Because the expected profit per trade in statistical arbitrage is so small, traders must use massive leverage to generate institutional-grade returns. While leverage magnifies the gains, it also magnifies the tail risk. A standard deviation move that occurs once every decade in a normal distribution might occur every year in the "fat-tailed" reality of the markets.

The Leverage Trap If a strategy risks 1,000 to make 10, but uses 100x leverage, a minor price fluctuation of 1% can wipe out the entire capital base. In these scenarios, the "positive profit" of 99% of trades is irrelevant if the remaining 1% results in a total wipeout (Ruin).

Case Study: The Collapse of LTCM

The most famous example of statistical arbitrage failure is the collapse of Long-Term Capital Management (LTCM) in 1998. The firm was led by Nobel Prize-winning economists and the brightest quants on Wall Street. Their models were mathematically flawless and had generated massive returns for years using "convergence trades" in global bond markets.

However, the 1998 Russian financial crisis caused a massive "flight to quality." Correlations that had held for decades suddenly inverted. The spreads they expected to narrow actually widened to historic extremes. Because LTCM was levered at approximately 30-to-1, they could not withstand the drawdown. A firm that was essentially "printing money" through statistical arbitrage required a multi-billion dollar bailout to prevent a global systemic collapse. This proved that even the most "certain" quantitative profit can be erased by a Black Swan event.

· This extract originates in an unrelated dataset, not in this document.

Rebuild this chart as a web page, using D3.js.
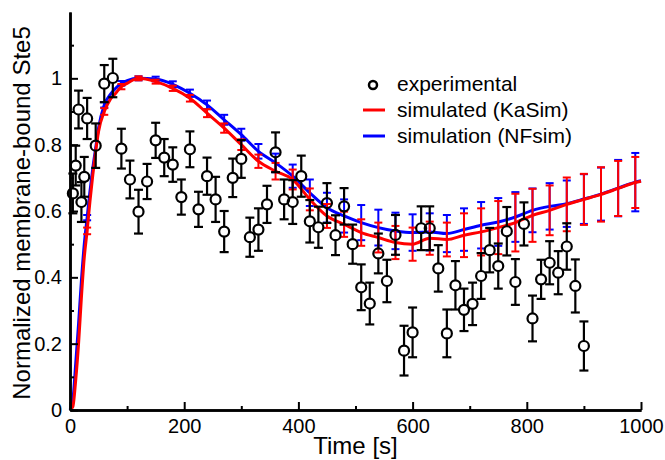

Pure Arbitrage vs. Statistical Arbitrage

To navigate the market as an expert, one must distinguish between these two classes of trading. They are often marketed under the same name, but their risk profiles are opposite.

The Traits of Pure Arbitrage +

Pure arbitrage is risk-free because the transaction is simultaneous. If Gold is trading for 2,000 in London and 2,005 in New York, a trader who buys in London and sells in New York at the exact same microsecond has locked in 5 in profit. The risk is limited to the mechanical failure of the trade execution.

The Traits of Statistical Arbitrage +

Statistical arbitrage is risk-bearing. It is a bet that a relationship will hold. It requires the passage of time. During that time, the trader is exposed to market risk, interest rate risk, and event risk. It is a premium-gathering strategy, not a risk-free profit engine.

Strategic Conclusions

Statistical arbitrage is a powerful tool in the arsenal of the quantitative investor, but the claim that it "always generates a positive profit" is a dangerous fallacy. Profit in this domain is a function of risk management, not mathematical certainty. Success requires the humility to acknowledge that models are approximations of reality, not reality itself.

The future of stat arb lies in the integration of Artificial Intelligence and machine learning to identify shifting regimes faster than traditional linear models. However, the fundamental constraint remains: as long as humans are the end-users of capital, markets will be subject to the irrationality, panic, and structural breaks that defy even the most elegant equations. In finance, there is no such thing as "always."